Sonia Gegenhuber

Personal information
- Date of birth: 28 September 1970 (age 54)
- Place of birth: South Australia, Australia
- Position(s): Defender

International career^{‡}
- Years: Team / Apps / (Gls)
- 1989–1999: Australia / 60 / (1)

= Sonia Gegenhuber =

Australian soccer player (born 1970)

Sonia Gegenhuber is a retired Australian soccer player who played 75 times (including 60 full international matches) for Australia and was a national captain.

==Early life==
Gegenhuber grew up in Mannum, South Australia where she began playing soccer alongside her three brothers.

==Playing career==
After spending time playing in Adelaide for Brahma Lodge, Gegenhuber moved to Queensland. She had stints with Coalstars, Eastern Suburbs and QAS Sting.
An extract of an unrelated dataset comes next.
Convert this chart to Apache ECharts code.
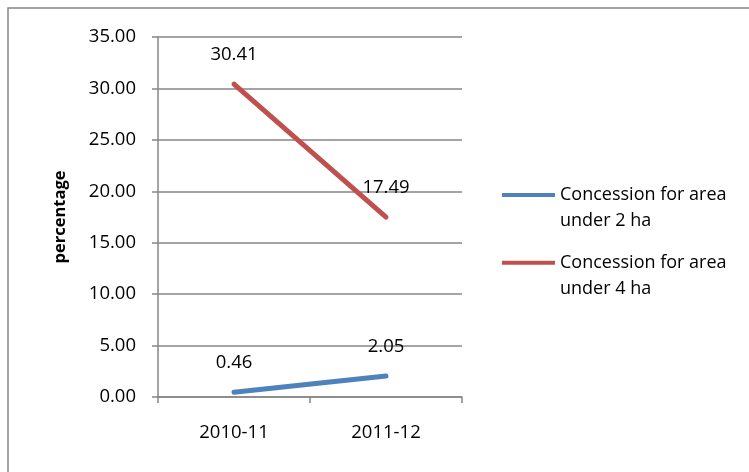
<!DOCTYPE html>
<html>
<head>
<meta charset="utf-8">
<script src="https://cdn.jsdelivr.net/npm/echarts@6/dist/echarts.min.js"></script>
<style>
  html, body { margin: 0; padding: 0; background: #fff; }
  #chart { width: 749px; height: 472px; }
</style>
</head>
<body>
<div id="chart"></div>
<script>
// data
var years = ['2010-11', '2011-12'];
var seriesNames = ['Concession for area under 2 ha', 'Concession for area under 4 ha'];
var under2ha = [0.46, 2.05];
var under4ha = [30.41, 17.49];
var colors = ['#4F81BD', '#C0504D'];

var myChart = echarts.init(document.getElementById('chart'));
var font = '"Open Sans", "Noto Sans", sans-serif';
var grey = '#868686';

function lineSeries(name, data, color) {
	return {
		name: name,
		type: 'line',
		data: data,
		symbol: 'circle',
		symbolSize: 0,
		showSymbol: true,
		color: color,
		lineStyle: { width: 5, color: color, cap: 'round' },
		label: {
			show: true,
			position: 'top',
			distance: 20,
			formatter: function (p) { return p.value.toFixed(2); },
			color: '#000',
			fontFamily: font,
			fontSize: 18.5
		}
	};
}

var option = {
	animation: false,
	backgroundColor: '#fff',
	textStyle: { fontFamily: font },
	graphic: [{
		type: 'rect',
		shape: { x: 8, y: 8, width: 800, height: 520 },
		style: { fill: 'none', stroke: grey, lineWidth: 1.5 },
		z: -1
	}],
	grid: { left: 158, right: 287, top: 37, bottom: 75 },
	legend: {
		orient: 'vertical',
		left: 502,
		top: 156,
		padding: 0,
		itemWidth: 53,
		itemHeight: 4,
		itemGap: -10.3,
		icon: 'rect',
		data: seriesNames,
		// blank first line so the icon sits beside the first text line
		formatter: function (name) {
			return ' \n' + name.replace(' under', '\nunder');
		},
		textStyle: {
			fontFamily: font,
			fontSize: 18,
			color: '#000',
			lineHeight: 26
		}
	},
	xAxis: {
		type: 'category',
		data: years,
		boundaryGap: true,
		axisLine: { lineStyle: { color: grey, width: 1.5 } },
		axisTick: { show: true, inside: false, length: 6, lineStyle: { color: grey, width: 1.5 } },
		axisLabel: { color: '#000', fontSize: 18.5, fontFamily: font, margin: 26 }
	},
	yAxis: {
		type: 'value',
		min: 0,
		max: 35,
		interval: 5,
		name: 'percentage',
		nameLocation: 'middle',
		nameRotate: 90,
		nameGap: 89,
		nameTextStyle: { color: '#000', fontWeight: 'bold', fontSize: 16.5, fontFamily: font },
		axisLine: { show: true, lineStyle: { color: grey, width: 1.5 } },
		axisTick: { show: true, inside: false, length: 6, lineStyle: { color: grey, width: 1.5 } },
		splitLine: { show: true, lineStyle: { color: grey, width: 1.5 } },
		axisLabel: {
			color: '#000',
			fontSize: 18.5,
			fontFamily: font,
			margin: 22,
			formatter: function (v) { return v.toFixed(2); }
		}
	},
	series: [
		lineSeries(seriesNames[0], under2ha, colors[0]),
		lineSeries(seriesNames[1], under4ha, colors[1])
	]
};

myChart.setOption(option);
</script>
</body>
</html>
Gegenhuber made her debut for Australia in 1989. At the 1995 FIFA Women's World Cup, she made two appearances. She made her final appearance for Australia in 1999, have made 75 appearances, including 60 in full international matches.

==Honours==
In 2013, Football Federation Australia named Gegenhuber as part their women's team of the decade for the years 1990 to 1999.

In 2018, she was inducted into the FFA Hall of Fame.